What the task requires
Extract, exactly as written, each line from the start of the records below to the line containing "import plotly.graph_objects as go", both ends included; drop the pictures.

(Plotting code records)
▽

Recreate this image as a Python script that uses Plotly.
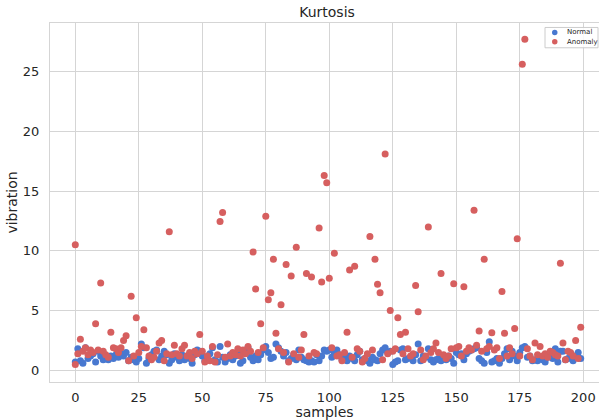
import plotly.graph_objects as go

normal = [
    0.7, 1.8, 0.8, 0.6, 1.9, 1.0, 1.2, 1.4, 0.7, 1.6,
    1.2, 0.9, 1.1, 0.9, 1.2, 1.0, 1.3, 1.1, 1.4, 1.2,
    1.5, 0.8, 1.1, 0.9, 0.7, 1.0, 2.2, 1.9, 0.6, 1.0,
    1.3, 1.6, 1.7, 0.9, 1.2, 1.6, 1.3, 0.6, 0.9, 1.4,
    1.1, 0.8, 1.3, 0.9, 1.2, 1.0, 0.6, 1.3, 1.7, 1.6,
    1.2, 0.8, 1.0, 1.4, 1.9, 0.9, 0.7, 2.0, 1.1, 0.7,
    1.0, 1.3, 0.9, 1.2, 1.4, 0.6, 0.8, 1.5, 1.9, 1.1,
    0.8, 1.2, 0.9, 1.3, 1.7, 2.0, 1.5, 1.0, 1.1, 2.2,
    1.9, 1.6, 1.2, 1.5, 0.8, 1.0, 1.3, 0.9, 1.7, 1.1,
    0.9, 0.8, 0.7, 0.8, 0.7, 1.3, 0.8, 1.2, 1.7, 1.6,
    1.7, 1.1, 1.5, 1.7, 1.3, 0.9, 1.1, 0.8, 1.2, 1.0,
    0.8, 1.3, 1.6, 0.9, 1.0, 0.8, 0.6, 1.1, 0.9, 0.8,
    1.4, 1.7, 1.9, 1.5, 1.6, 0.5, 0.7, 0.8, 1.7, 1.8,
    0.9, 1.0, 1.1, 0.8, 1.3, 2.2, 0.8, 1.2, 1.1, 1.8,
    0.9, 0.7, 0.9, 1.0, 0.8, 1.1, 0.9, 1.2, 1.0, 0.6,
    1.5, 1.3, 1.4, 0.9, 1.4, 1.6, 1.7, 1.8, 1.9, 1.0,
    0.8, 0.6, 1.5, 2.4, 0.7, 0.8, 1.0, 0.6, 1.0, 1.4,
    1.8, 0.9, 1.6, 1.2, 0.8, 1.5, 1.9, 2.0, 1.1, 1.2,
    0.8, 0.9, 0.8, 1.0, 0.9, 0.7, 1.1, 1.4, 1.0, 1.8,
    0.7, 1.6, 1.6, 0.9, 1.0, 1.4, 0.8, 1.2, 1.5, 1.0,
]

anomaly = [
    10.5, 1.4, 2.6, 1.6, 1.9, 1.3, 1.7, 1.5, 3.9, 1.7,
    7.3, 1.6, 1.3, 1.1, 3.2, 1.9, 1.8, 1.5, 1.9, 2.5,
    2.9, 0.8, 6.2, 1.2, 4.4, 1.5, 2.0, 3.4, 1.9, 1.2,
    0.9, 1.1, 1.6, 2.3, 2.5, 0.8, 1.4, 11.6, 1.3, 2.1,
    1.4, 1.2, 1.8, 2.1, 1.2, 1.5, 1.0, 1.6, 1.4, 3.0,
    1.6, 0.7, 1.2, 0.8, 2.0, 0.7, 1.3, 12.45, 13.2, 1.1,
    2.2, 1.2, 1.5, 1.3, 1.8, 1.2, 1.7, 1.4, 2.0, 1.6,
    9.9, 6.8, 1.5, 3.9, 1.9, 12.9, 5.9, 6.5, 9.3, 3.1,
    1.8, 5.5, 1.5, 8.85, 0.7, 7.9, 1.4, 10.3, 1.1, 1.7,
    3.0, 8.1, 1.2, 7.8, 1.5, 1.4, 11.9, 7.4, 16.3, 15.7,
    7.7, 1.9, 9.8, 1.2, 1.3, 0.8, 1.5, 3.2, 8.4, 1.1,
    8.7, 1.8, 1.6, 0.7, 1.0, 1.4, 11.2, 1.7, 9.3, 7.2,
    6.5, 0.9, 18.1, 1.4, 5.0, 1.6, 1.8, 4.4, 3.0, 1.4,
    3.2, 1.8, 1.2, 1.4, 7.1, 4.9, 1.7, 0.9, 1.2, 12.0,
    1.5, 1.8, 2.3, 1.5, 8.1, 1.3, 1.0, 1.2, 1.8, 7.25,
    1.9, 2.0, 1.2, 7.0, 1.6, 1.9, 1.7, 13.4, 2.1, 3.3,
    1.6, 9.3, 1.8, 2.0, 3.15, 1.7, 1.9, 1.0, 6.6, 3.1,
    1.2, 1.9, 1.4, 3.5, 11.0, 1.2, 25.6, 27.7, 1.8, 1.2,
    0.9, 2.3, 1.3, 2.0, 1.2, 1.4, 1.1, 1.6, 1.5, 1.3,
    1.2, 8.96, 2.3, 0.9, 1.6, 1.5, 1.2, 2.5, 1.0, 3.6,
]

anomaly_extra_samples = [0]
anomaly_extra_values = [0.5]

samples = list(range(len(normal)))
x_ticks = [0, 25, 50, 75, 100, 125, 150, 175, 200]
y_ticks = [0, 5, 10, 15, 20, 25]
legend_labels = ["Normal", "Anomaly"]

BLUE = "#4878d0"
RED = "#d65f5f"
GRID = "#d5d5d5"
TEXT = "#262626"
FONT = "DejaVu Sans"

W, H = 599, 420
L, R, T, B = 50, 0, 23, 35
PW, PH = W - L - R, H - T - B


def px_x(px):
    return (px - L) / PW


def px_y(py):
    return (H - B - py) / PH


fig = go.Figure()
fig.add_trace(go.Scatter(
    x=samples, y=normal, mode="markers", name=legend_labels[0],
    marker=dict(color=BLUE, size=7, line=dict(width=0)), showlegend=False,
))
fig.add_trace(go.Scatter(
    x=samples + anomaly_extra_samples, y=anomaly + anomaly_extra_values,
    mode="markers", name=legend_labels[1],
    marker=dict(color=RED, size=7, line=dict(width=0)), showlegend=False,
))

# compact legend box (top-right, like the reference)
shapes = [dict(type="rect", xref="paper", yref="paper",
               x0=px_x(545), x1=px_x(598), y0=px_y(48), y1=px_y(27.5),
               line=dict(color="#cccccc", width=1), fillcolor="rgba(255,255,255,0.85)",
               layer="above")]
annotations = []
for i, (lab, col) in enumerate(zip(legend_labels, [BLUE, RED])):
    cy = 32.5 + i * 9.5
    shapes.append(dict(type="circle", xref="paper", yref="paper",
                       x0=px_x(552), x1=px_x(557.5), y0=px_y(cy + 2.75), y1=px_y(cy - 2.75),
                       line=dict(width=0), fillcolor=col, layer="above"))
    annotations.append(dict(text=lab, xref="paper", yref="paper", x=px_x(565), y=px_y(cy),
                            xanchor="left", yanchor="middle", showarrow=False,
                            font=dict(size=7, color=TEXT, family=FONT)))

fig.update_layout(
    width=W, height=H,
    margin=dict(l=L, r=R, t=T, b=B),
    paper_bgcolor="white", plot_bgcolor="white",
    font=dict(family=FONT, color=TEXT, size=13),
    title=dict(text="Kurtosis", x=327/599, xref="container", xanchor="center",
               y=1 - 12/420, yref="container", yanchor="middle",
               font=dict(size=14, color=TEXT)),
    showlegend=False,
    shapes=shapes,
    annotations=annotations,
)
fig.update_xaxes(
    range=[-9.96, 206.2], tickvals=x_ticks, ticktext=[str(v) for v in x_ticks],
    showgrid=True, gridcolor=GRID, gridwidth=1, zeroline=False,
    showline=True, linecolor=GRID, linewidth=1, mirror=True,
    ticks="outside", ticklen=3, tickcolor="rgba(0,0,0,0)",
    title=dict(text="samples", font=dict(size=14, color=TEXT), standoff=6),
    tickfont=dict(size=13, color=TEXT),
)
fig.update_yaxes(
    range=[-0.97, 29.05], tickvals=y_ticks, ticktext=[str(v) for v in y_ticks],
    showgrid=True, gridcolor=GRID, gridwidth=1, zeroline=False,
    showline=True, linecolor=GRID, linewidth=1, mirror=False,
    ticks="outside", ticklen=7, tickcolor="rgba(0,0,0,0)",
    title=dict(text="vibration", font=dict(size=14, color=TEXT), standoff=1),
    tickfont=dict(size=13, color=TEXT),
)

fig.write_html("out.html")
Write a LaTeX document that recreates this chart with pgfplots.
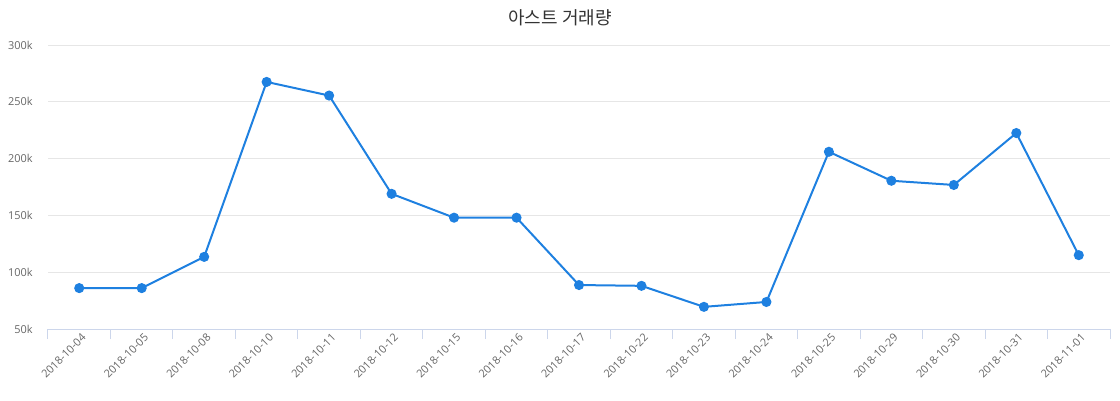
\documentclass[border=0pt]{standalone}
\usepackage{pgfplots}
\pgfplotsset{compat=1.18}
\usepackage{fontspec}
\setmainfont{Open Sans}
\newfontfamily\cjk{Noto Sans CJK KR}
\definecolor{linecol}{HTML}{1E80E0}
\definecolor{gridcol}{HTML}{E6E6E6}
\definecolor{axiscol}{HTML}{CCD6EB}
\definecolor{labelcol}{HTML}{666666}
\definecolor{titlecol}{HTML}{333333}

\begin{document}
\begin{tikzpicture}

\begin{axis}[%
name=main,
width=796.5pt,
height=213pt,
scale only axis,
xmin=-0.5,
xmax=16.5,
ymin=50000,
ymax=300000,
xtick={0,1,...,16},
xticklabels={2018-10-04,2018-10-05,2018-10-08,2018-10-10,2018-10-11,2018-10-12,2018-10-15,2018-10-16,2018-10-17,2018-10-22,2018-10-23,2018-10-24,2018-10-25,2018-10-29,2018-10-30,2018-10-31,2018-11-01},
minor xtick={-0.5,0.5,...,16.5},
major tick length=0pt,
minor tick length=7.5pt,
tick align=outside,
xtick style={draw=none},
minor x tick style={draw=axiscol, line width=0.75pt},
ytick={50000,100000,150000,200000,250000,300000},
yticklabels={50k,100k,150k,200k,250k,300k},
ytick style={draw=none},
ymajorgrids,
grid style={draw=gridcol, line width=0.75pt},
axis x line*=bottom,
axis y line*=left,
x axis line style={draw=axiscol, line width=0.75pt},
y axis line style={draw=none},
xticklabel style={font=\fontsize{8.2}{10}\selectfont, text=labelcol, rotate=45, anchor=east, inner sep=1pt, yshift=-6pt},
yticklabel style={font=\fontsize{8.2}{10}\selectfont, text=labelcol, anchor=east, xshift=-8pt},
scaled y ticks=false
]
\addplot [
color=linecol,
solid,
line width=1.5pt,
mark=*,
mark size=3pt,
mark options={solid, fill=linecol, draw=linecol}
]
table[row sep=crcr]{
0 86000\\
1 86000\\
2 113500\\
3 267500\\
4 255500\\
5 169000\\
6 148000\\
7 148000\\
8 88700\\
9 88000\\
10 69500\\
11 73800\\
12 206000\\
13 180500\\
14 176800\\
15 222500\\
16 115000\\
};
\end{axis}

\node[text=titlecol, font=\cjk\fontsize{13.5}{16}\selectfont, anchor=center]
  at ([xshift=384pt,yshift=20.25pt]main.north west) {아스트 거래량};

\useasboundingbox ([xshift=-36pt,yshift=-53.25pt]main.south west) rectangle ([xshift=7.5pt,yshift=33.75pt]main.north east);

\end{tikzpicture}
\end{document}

△

The response
Recreate this image as a Python script that uses Plotly.
import plotly.graph_objects as go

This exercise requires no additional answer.